On a recent morning, a group of girls from an art club in Hadley, Pennsylvania, in Mercer County, watched Sherif as he used his handheld microscope to analyze a paddle from the Dahshur boat.
“Curious, are you?” asks Anderson.
“Very,” answers 17-year-old Nevaeh Sturgin.
Sherif shows the girls the handheld digital microscope that helps him write a detailed analysis of every plank. This type of technology wasn’t available the last time the boat was preserved in the early 1990s.
Anderson explains to them that the Dahshur boat came to Pittsburgh in 1901 thanks to the deep pockets of Andrew Carnegie.
“How much did it cost?” Sturgin asks.
“Andrew Carnegie paid $476,” Anderson answers. Even with inflation—it would cost about $17,000 in today’s currency—it was a terrific bargain for an incredibly rare object.

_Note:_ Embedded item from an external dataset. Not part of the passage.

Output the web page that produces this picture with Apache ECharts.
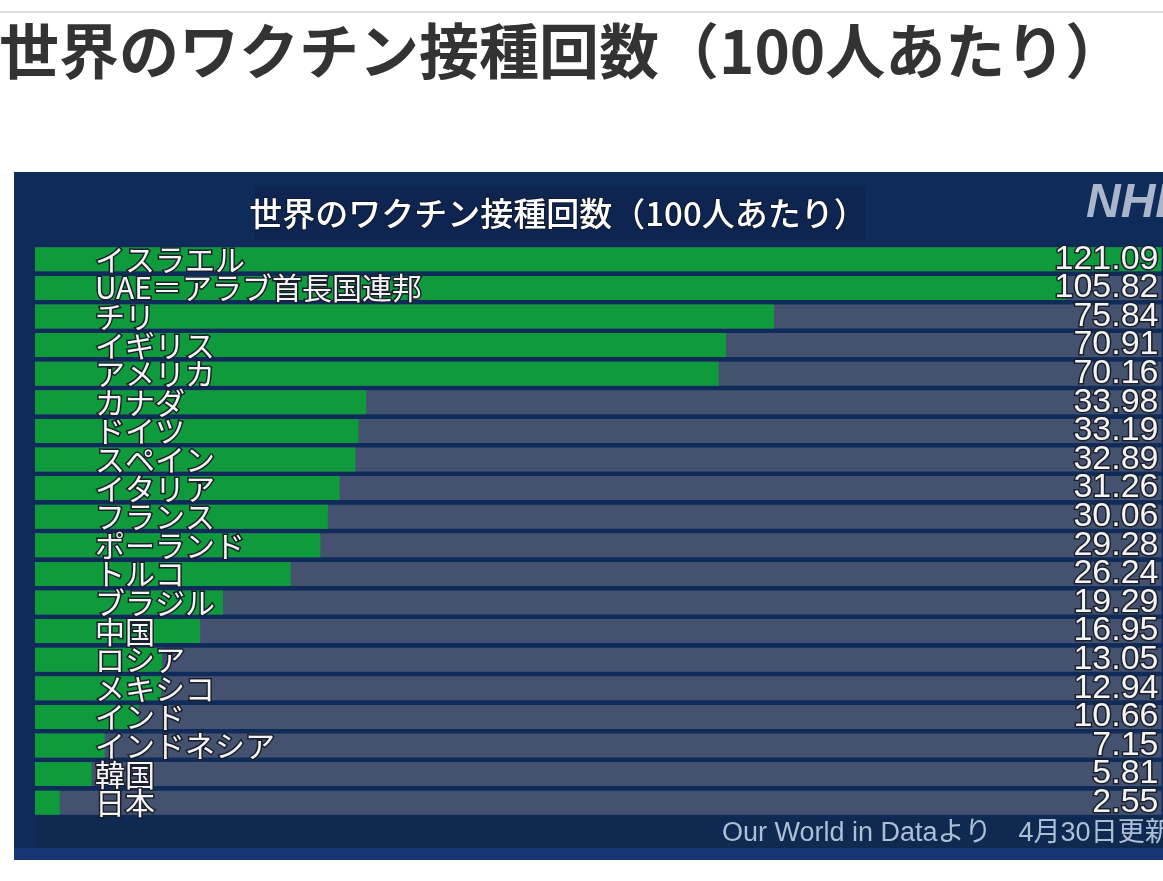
<!DOCTYPE html>
<html>
<head>
<meta charset="utf-8">
<script src="https://cdn.jsdelivr.net/npm/echarts@6/dist/echarts.min.js"></script>
<style>
  html, body { margin: 0; padding: 0; background: #fff; overflow: hidden; }
  #chart { width: 1163px; height: 881px; }
</style>
</head>
<body>
<div id="chart"></div>
<script>
// 国名と100人あたり接種回数
var countries = ['イスラエル', 'UAE＝アラブ首長国連邦', 'チリ', 'イギリス', 'アメリカ', 'カナダ', 'ドイツ', 'スペイン',
    'イタリア', 'フランス', 'ポーランド', 'トルコ', 'ブラジル', '中国', 'ロシア', 'メキシコ', 'インド',
    'インドネシア', '韓国', '日本'];
var doses = [121.09, 105.82, 75.84, 70.91, 70.16, 33.98, 33.19, 32.89, 31.26, 30.06, 29.28, 26.24,
    19.29, 16.95, 13.05, 12.94, 10.66, 7.15, 5.81, 2.55];
var doseLabels = doses.map(function (v) { return v.toFixed(2); });

var jp = '"Noto Sans CJK JP", "Noto Sans", sans-serif';
var latin = '"Liberation Sans", Arial, "Noto Sans CJK JP", sans-serif';

var chart = echarts.init(document.getElementById('chart'));
chart.setOption({
    backgroundColor: '#ffffff',
    animation: false,
    title: {
        text: '世界のワクチン接種回数（100人あたり）',
        left: -6,
        top: 16,
        textStyle: { fontSize: 60, fontWeight: 'bold', color: '#333333', fontFamily: jp }
    },
    graphic: [
        // 上の細い線
        { type: 'rect', shape: { x: 0, y: 11, width: 1163, height: 2 }, style: { fill: '#dcdcdc' }, z: 0 },
        // パネル
        { type: 'rect', shape: { x: 14, y: 172, width: 1160, height: 688 }, style: { fill: '#0f2b5a' }, z: 0 },
        { type: 'rect', shape: { x: 255, y: 186, width: 610, height: 54 }, style: { fill: '#0d2550' }, z: 0 },
        { type: 'rect', shape: { x: 35, y: 817, width: 1140, height: 31 }, style: { fill: '#102950' }, z: 0 },
        { type: 'rect', shape: { x: 14, y: 848, width: 1160, height: 12 }, style: { fill: '#163676' }, z: 0 },
        {
            type: 'text', x: 558, y: 213, z: 5,
            style: {
                text: '世界のワクチン接種回数（100人あたり）', fill: '#ffffff', font: '500 33px ' + jp,
                textAlign: 'center', textVerticalAlign: 'middle', stroke: '#111a2a', lineWidth: 2
            }
        },
        {
            type: 'text', x: 1086, y: 204, z: 5,
            style: {
                text: 'NHK', fill: '#a9b6cc', font: 'italic bold 48px "Liberation Sans", Arial, sans-serif',
                textVerticalAlign: 'middle'
            }
        },
        {
            type: 'text', x: 722, y: 834, z: 5,
            style: {
                text: 'Our World in Dataより　4月30日更新', fill: '#adbfd6', font: '27px ' + latin,
                textVerticalAlign: 'middle'
            }
        }
    ],
    grid: {
        left: 35, right: 0, top: 245, height: 572,
        show: true, backgroundColor: '#1b2944', borderWidth: 0
    },
    xAxis: { type: 'value', min: 0, max: 115.6, show: false },
    yAxis: [
        {
            type: 'category', data: countries, inverse: true, position: 'left', z: 10,
            axisLine: { show: false }, axisTick: { show: false },
            axisLabel: {
                interval: 0, inside: true, margin: 60, color: '#f4f4f4', fontSize: 30, fontFamily: jp,
                textBorderColor: '#1a1f2b', textBorderWidth: 3
            }
        },
        {
            type: 'category', data: doseLabels, inverse: true, position: 'right', z: 10,
            axisLine: { show: false }, axisTick: { show: false },
            axisLabel: {
                interval: 0, inside: true, margin: 3, color: '#f4f4f4', fontSize: 34,
                fontFamily: '"Liberation Sans", Arial, sans-serif',
                textBorderColor: '#1a1f2b', textBorderWidth: 3
            }
        }
    ],
    series: [{
        type: 'bar',
        data: doses,
        barCategoryGap: '16%',
        itemStyle: { color: '#0f9a3c' },
        showBackground: true,
        backgroundStyle: { color: '#45526f' }
    }]
});
</script>
</body>
</html>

“It’s amazing to see this firsthand,” says Rachael Harold, the group’s art teacher and art club adviser.
Applying treatments and reassembling a priceless artifact can be a high-wire act, especially when you’re doing it in front of a real-life audience. Not everyone is comfortable doing that, Crawford says, but Sherif is both confident and enthusiastic. “It’s a very brave idea,” he says with a smile.
Sherif never lost the wonder of these antiquities and the people who created them. The kid on the rooftop, looking out at the Great Pyramid, is now ensuring that people in far-flung times and places get to share in that fascination with the ancient past.
“It’s fantastic,” he says. “The people in the past—their scientific skills were so clever. You can still learn from them today.”